(begin)
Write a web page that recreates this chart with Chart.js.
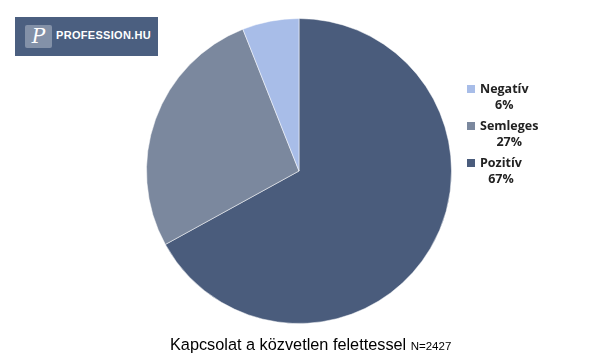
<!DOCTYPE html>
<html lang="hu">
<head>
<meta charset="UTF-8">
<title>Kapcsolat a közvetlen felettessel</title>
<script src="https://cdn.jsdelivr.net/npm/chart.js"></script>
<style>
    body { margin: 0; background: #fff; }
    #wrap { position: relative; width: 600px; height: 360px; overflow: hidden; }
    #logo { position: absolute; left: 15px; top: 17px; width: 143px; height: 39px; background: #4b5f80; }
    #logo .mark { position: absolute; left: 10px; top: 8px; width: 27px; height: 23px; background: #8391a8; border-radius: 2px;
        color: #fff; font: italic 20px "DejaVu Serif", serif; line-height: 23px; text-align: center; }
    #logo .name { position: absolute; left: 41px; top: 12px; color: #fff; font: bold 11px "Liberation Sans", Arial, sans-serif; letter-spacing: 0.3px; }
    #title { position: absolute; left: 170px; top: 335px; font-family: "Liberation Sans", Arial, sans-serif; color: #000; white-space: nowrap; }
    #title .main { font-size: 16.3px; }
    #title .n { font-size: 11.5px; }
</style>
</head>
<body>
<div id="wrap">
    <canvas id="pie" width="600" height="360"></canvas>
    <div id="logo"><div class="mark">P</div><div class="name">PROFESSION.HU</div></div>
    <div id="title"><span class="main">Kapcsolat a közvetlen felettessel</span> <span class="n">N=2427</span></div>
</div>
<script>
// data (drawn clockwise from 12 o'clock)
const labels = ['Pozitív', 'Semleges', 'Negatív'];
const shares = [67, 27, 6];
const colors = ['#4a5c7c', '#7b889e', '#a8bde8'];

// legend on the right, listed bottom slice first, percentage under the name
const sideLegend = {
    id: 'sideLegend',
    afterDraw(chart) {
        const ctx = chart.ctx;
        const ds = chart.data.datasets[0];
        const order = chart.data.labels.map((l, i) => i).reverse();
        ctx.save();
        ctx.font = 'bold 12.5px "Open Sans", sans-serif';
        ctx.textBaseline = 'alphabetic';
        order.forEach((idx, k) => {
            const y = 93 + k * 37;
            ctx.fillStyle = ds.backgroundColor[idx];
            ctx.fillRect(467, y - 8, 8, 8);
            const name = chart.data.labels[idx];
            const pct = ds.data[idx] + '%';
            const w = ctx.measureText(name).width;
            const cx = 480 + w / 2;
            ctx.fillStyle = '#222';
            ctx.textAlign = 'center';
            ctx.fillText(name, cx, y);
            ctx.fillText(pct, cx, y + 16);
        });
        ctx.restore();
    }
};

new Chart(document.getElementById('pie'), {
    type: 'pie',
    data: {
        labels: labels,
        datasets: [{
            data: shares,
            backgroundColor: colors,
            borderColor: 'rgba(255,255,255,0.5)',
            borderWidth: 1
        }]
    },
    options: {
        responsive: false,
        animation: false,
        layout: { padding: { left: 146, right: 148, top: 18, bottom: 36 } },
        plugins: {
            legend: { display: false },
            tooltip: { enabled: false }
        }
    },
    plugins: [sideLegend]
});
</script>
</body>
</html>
(end)
(Exercise requirements):
Make an exact copy of the data above, pictures excluded.

(Result below):
Write a web page that recreates this chart with Chart.js.
<!DOCTYPE html>
<html lang="hu">
<head>
<meta charset="UTF-8">
<title>Kapcsolat a közvetlen felettessel</title>
<script src="https://cdn.jsdelivr.net/npm/chart.js"></script>
<style>
    body { margin: 0; background: #fff; }
    #wrap { position: relative; width: 600px; height: 360px; overflow: hidden; }
    #logo { position: absolute; left: 15px; top: 17px; width: 143px; height: 39px; background: #4b5f80; }
    #logo .mark { position: absolute; left: 10px; top: 8px; width: 27px; height: 23px; background: #8391a8; border-radius: 2px;
        color: #fff; font: italic 20px "DejaVu Serif", serif; line-height: 23px; text-align: center; }
    #logo .name { position: absolute; left: 41px; top: 12px; color: #fff; font: bold 11px "Liberation Sans", Arial, sans-serif; letter-spacing: 0.3px; }
    #title { position: absolute; left: 170px; top: 335px; font-family: "Liberation Sans", Arial, sans-serif; color: #000; white-space: nowrap; }
    #title .main { font-size: 16.3px; }
    #title .n { font-size: 11.5px; }
</style>
</head>
<body>
<div id="wrap">
    <canvas id="pie" width="600" height="360"></canvas>
    <div id="logo"><div class="mark">P</div><div class="name">PROFESSION.HU</div></div>
    <div id="title"><span class="main">Kapcsolat a közvetlen felettessel</span> <span class="n">N=2427</span></div>
</div>
<script>
// data (drawn clockwise from 12 o'clock)
const labels = ['Pozitív', 'Semleges', 'Negatív'];
const shares = [67, 27, 6];
const colors = ['#4a5c7c', '#7b889e', '#a8bde8'];

// legend on the right, listed bottom slice first, percentage under the name
const sideLegend = {
    id: 'sideLegend',
    afterDraw(chart) {
        const ctx = chart.ctx;
        const ds = chart.data.datasets[0];
        const order = chart.data.labels.map((l, i) => i).reverse();
        ctx.save();
        ctx.font = 'bold 12.5px "Open Sans", sans-serif';
        ctx.textBaseline = 'alphabetic';
        order.forEach((idx, k) => {
            const y = 93 + k * 37;
            ctx.fillStyle = ds.backgroundColor[idx];
            ctx.fillRect(467, y - 8, 8, 8);
            const name = chart.data.labels[idx];
            const pct = ds.data[idx] + '%';
            const w = ctx.measureText(name).width;
            const cx = 480 + w / 2;
            ctx.fillStyle = '#222';
            ctx.textAlign = 'center';
            ctx.fillText(name, cx, y);
            ctx.fillText(pct, cx, y + 16);
        });
        ctx.restore();
    }
};

new Chart(document.getElementById('pie'), {
    type: 'pie',
    data: {
        labels: labels,
        datasets: [{
            data: shares,
            backgroundColor: colors,
            borderColor: 'rgba(255,255,255,0.5)',
            borderWidth: 1
        }]
    },
    options: {
        responsive: false,
        animation: false,
        layout: { padding: { left: 146, right: 148, top: 18, bottom: 36 } },
        plugins: {
            legend: { display: false },
            tooltip: { enabled: false }
        }
    },
    plugins: [sideLegend]
});
</script>
</body>
</html>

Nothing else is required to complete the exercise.